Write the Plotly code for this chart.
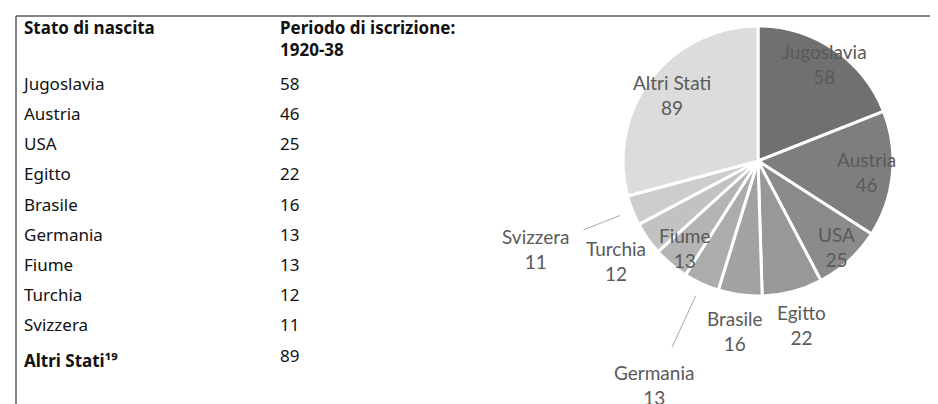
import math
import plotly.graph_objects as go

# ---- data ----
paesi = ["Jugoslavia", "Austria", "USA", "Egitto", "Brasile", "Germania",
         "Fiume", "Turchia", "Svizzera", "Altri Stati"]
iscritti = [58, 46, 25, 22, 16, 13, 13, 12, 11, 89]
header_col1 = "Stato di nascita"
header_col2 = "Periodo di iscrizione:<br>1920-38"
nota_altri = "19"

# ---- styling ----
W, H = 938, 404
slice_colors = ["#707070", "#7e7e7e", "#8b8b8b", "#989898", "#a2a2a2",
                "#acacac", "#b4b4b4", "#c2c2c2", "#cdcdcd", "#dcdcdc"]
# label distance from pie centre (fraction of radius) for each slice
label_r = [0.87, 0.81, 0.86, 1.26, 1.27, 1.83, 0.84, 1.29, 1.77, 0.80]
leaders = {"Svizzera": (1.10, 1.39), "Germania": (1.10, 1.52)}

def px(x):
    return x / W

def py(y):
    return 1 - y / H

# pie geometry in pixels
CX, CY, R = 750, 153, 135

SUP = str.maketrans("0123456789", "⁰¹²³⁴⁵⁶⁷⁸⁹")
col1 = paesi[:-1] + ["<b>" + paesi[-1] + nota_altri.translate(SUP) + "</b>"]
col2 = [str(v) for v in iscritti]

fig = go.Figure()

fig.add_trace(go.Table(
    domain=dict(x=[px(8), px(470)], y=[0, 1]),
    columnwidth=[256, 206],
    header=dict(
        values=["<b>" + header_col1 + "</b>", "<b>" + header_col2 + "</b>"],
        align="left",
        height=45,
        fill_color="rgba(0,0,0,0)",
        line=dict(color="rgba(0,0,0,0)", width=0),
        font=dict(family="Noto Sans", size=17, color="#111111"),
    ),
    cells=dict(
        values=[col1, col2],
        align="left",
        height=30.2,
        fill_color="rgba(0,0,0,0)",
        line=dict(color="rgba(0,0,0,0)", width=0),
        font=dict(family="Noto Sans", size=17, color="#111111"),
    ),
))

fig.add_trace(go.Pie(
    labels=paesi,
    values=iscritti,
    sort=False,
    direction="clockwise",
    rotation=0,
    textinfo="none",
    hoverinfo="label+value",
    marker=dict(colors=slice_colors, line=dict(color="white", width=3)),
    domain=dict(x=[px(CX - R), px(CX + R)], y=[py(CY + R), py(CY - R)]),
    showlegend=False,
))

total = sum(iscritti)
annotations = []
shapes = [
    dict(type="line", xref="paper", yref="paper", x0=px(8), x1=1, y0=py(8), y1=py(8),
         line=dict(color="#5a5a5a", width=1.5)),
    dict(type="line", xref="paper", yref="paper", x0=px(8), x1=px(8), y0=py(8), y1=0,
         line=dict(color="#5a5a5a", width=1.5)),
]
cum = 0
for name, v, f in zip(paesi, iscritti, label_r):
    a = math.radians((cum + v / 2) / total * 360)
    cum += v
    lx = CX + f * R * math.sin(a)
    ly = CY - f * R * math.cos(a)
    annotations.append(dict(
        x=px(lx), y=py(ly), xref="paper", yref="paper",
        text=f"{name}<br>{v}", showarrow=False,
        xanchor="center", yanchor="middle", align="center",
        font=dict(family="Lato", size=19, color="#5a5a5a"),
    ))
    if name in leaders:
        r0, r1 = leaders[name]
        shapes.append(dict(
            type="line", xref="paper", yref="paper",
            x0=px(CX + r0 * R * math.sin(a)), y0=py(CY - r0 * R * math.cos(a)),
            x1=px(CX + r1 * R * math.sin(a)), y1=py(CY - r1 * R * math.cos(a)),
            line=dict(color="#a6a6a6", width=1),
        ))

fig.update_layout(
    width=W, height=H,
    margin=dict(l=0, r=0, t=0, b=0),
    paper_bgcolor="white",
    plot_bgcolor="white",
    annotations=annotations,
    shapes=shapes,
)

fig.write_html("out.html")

====================

*What the exercise asks:*
Transcribe the full listing above exactly as it stands, minus the pictures.

*Correct result:*
Write the Plotly code for this chart.
import math
import plotly.graph_objects as go

# ---- data ----
paesi = ["Jugoslavia", "Austria", "USA", "Egitto", "Brasile", "Germania",
         "Fiume", "Turchia", "Svizzera", "Altri Stati"]
iscritti = [58, 46, 25, 22, 16, 13, 13, 12, 11, 89]
header_col1 = "Stato di nascita"
header_col2 = "Periodo di iscrizione:<br>1920-38"
nota_altri = "19"

# ---- styling ----
W, H = 938, 404
slice_colors = ["#707070", "#7e7e7e", "#8b8b8b", "#989898", "#a2a2a2",
                "#acacac", "#b4b4b4", "#c2c2c2", "#cdcdcd", "#dcdcdc"]
# label distance from pie centre (fraction of radius) for each slice
label_r = [0.87, 0.81, 0.86, 1.26, 1.27, 1.83, 0.84, 1.29, 1.77, 0.80]
leaders = {"Svizzera": (1.10, 1.39), "Germania": (1.10, 1.52)}

def px(x):
    return x / W

def py(y):
    return 1 - y / H

# pie geometry in pixels
CX, CY, R = 750, 153, 135

SUP = str.maketrans("0123456789", "⁰¹²³⁴⁵⁶⁷⁸⁹")
col1 = paesi[:-1] + ["<b>" + paesi[-1] + nota_altri.translate(SUP) + "</b>"]
col2 = [str(v) for v in iscritti]

fig = go.Figure()

fig.add_trace(go.Table(
    domain=dict(x=[px(8), px(470)], y=[0, 1]),
    columnwidth=[256, 206],
    header=dict(
        values=["<b>" + header_col1 + "</b>", "<b>" + header_col2 + "</b>"],
        align="left",
        height=45,
        fill_color="rgba(0,0,0,0)",
        line=dict(color="rgba(0,0,0,0)", width=0),
        font=dict(family="Noto Sans", size=17, color="#111111"),
    ),
    cells=dict(
        values=[col1, col2],
        align="left",
        height=30.2,
        fill_color="rgba(0,0,0,0)",
        line=dict(color="rgba(0,0,0,0)", width=0),
        font=dict(family="Noto Sans", size=17, color="#111111"),
    ),
))

fig.add_trace(go.Pie(
    labels=paesi,
    values=iscritti,
    sort=False,
    direction="clockwise",
    rotation=0,
    textinfo="none",
    hoverinfo="label+value",
    marker=dict(colors=slice_colors, line=dict(color="white", width=3)),
    domain=dict(x=[px(CX - R), px(CX + R)], y=[py(CY + R), py(CY - R)]),
    showlegend=False,
))

total = sum(iscritti)
annotations = []
shapes = [
    dict(type="line", xref="paper", yref="paper", x0=px(8), x1=1, y0=py(8), y1=py(8),
         line=dict(color="#5a5a5a", width=1.5)),
    dict(type="line", xref="paper", yref="paper", x0=px(8), x1=px(8), y0=py(8), y1=0,
         line=dict(color="#5a5a5a", width=1.5)),
]
cum = 0
for name, v, f in zip(paesi, iscritti, label_r):
    a = math.radians((cum + v / 2) / total * 360)
    cum += v
    lx = CX + f * R * math.sin(a)
    ly = CY - f * R * math.cos(a)
    annotations.append(dict(
        x=px(lx), y=py(ly), xref="paper", yref="paper",
        text=f"{name}<br>{v}", showarrow=False,
        xanchor="center", yanchor="middle", align="center",
        font=dict(family="Lato", size=19, color="#5a5a5a"),
    ))
    if name in leaders:
        r0, r1 = leaders[name]
        shapes.append(dict(
            type="line", xref="paper", yref="paper",
            x0=px(CX + r0 * R * math.sin(a)), y0=py(CY - r0 * R * math.cos(a)),
            x1=px(CX + r1 * R * math.sin(a)), y1=py(CY - r1 * R * math.cos(a)),
            line=dict(color="#a6a6a6", width=1),
        ))

fig.update_layout(
    width=W, height=H,
    margin=dict(l=0, r=0, t=0, b=0),
    paper_bgcolor="white",
    plot_bgcolor="white",
    annotations=annotations,
    shapes=shapes,
)

fig.write_html("out.html")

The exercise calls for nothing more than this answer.